■ The task ■
Pictures aside, quote the whole listing exactly.

** START OF Source data **

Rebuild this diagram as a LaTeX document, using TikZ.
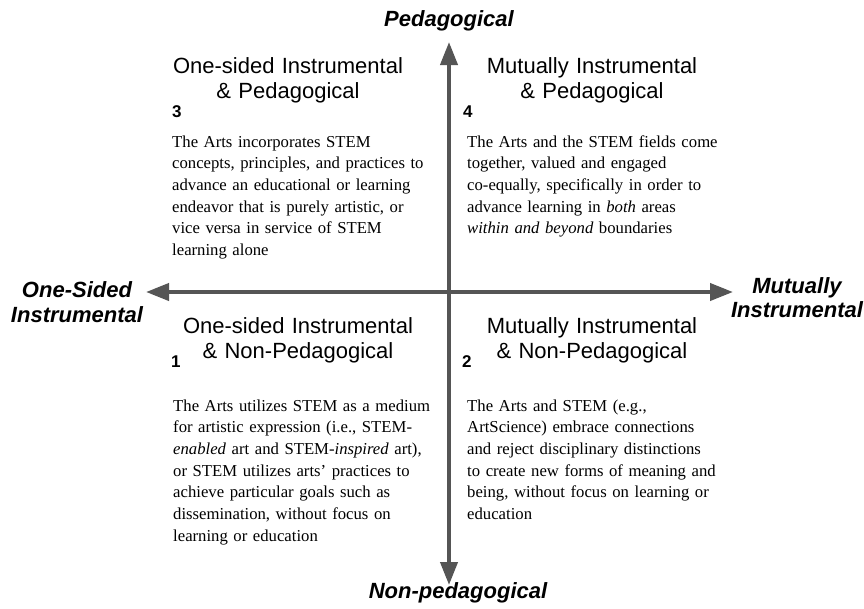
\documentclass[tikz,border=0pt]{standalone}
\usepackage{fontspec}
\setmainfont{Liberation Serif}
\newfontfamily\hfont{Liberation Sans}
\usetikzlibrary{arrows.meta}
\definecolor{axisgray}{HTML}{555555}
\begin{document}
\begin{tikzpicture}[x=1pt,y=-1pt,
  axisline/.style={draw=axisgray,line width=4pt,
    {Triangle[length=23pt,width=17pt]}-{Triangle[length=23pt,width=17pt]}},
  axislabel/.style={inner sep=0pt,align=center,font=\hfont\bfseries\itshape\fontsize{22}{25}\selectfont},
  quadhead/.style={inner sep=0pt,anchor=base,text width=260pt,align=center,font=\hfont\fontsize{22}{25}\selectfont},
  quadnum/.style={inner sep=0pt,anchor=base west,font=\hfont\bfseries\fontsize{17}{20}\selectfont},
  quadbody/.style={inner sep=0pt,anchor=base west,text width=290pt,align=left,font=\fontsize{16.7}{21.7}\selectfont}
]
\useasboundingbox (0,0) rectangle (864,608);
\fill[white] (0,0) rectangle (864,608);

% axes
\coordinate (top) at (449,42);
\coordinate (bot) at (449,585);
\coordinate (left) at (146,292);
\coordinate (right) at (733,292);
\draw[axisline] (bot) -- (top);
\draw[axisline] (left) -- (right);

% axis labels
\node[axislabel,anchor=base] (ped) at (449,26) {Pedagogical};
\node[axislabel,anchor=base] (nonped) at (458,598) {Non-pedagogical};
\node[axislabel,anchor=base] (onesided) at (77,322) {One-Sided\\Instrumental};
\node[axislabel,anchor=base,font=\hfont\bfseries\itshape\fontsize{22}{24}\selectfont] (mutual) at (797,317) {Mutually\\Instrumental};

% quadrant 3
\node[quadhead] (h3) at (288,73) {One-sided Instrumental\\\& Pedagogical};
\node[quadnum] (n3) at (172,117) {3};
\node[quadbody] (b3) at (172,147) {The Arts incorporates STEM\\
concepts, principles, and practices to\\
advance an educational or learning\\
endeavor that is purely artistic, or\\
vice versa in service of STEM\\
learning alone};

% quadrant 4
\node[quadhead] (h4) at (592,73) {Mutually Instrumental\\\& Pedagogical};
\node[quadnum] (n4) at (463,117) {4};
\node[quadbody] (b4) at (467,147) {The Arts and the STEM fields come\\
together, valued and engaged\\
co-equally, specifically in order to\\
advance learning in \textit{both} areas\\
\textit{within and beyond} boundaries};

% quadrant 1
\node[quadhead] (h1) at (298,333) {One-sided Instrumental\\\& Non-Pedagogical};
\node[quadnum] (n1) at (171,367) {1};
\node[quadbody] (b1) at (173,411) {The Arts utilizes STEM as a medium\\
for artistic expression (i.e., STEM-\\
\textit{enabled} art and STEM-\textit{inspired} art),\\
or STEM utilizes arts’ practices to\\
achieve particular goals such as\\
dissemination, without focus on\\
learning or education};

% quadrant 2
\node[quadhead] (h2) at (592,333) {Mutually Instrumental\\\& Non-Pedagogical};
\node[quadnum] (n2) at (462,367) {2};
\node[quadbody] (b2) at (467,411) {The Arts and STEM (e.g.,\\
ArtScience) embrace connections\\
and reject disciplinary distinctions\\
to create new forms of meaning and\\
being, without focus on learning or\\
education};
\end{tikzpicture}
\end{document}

** END OF Source data **

■ Task answer ■
Rebuild this diagram as a LaTeX document, using TikZ.
\documentclass[tikz,border=0pt]{standalone}
\usepackage{fontspec}
\setmainfont{Liberation Serif}
\newfontfamily\hfont{Liberation Sans}
\usetikzlibrary{arrows.meta}
\definecolor{axisgray}{HTML}{555555}
\begin{document}
\begin{tikzpicture}[x=1pt,y=-1pt,
  axisline/.style={draw=axisgray,line width=4pt,
    {Triangle[length=23pt,width=17pt]}-{Triangle[length=23pt,width=17pt]}},
  axislabel/.style={inner sep=0pt,align=center,font=\hfont\bfseries\itshape\fontsize{22}{25}\selectfont},
  quadhead/.style={inner sep=0pt,anchor=base,text width=260pt,align=center,font=\hfont\fontsize{22}{25}\selectfont},
  quadnum/.style={inner sep=0pt,anchor=base west,font=\hfont\bfseries\fontsize{17}{20}\selectfont},
  quadbody/.style={inner sep=0pt,anchor=base west,text width=290pt,align=left,font=\fontsize{16.7}{21.7}\selectfont}
]
\useasboundingbox (0,0) rectangle (864,608);
\fill[white] (0,0) rectangle (864,608);

% axes
\coordinate (top) at (449,42);
\coordinate (bot) at (449,585);
\coordinate (left) at (146,292);
\coordinate (right) at (733,292);
\draw[axisline] (bot) -- (top);
\draw[axisline] (left) -- (right);

% axis labels
\node[axislabel,anchor=base] (ped) at (449,26) {Pedagogical};
\node[axislabel,anchor=base] (nonped) at (458,598) {Non-pedagogical};
\node[axislabel,anchor=base] (onesided) at (77,322) {One-Sided\\Instrumental};
\node[axislabel,anchor=base,font=\hfont\bfseries\itshape\fontsize{22}{24}\selectfont] (mutual) at (797,317) {Mutually\\Instrumental};

% quadrant 3
\node[quadhead] (h3) at (288,73) {One-sided Instrumental\\\& Pedagogical};
\node[quadnum] (n3) at (172,117) {3};
\node[quadbody] (b3) at (172,147) {The Arts incorporates STEM\\
concepts, principles, and practices to\\
advance an educational or learning\\
endeavor that is purely artistic, or\\
vice versa in service of STEM\\
learning alone};

% quadrant 4
\node[quadhead] (h4) at (592,73) {Mutually Instrumental\\\& Pedagogical};
\node[quadnum] (n4) at (463,117) {4};
\node[quadbody] (b4) at (467,147) {The Arts and the STEM fields come\\
together, valued and engaged\\
co-equally, specifically in order to\\
advance learning in \textit{both} areas\\
\textit{within and beyond} boundaries};

% quadrant 1
\node[quadhead] (h1) at (298,333) {One-sided Instrumental\\\& Non-Pedagogical};
\node[quadnum] (n1) at (171,367) {1};
\node[quadbody] (b1) at (173,411) {The Arts utilizes STEM as a medium\\
for artistic expression (i.e., STEM-\\
\textit{enabled} art and STEM-\textit{inspired} art),\\
or STEM utilizes arts’ practices to\\
achieve particular goals such as\\
dissemination, without focus on\\
learning or education};

% quadrant 2
\node[quadhead] (h2) at (592,333) {Mutually Instrumental\\\& Non-Pedagogical};
\node[quadnum] (n2) at (462,367) {2};
\node[quadbody] (b2) at (467,411) {The Arts and STEM (e.g.,\\
ArtScience) embrace connections\\
and reject disciplinary distinctions\\
to create new forms of meaning and\\
being, without focus on learning or\\
education};
\end{tikzpicture}
\end{document}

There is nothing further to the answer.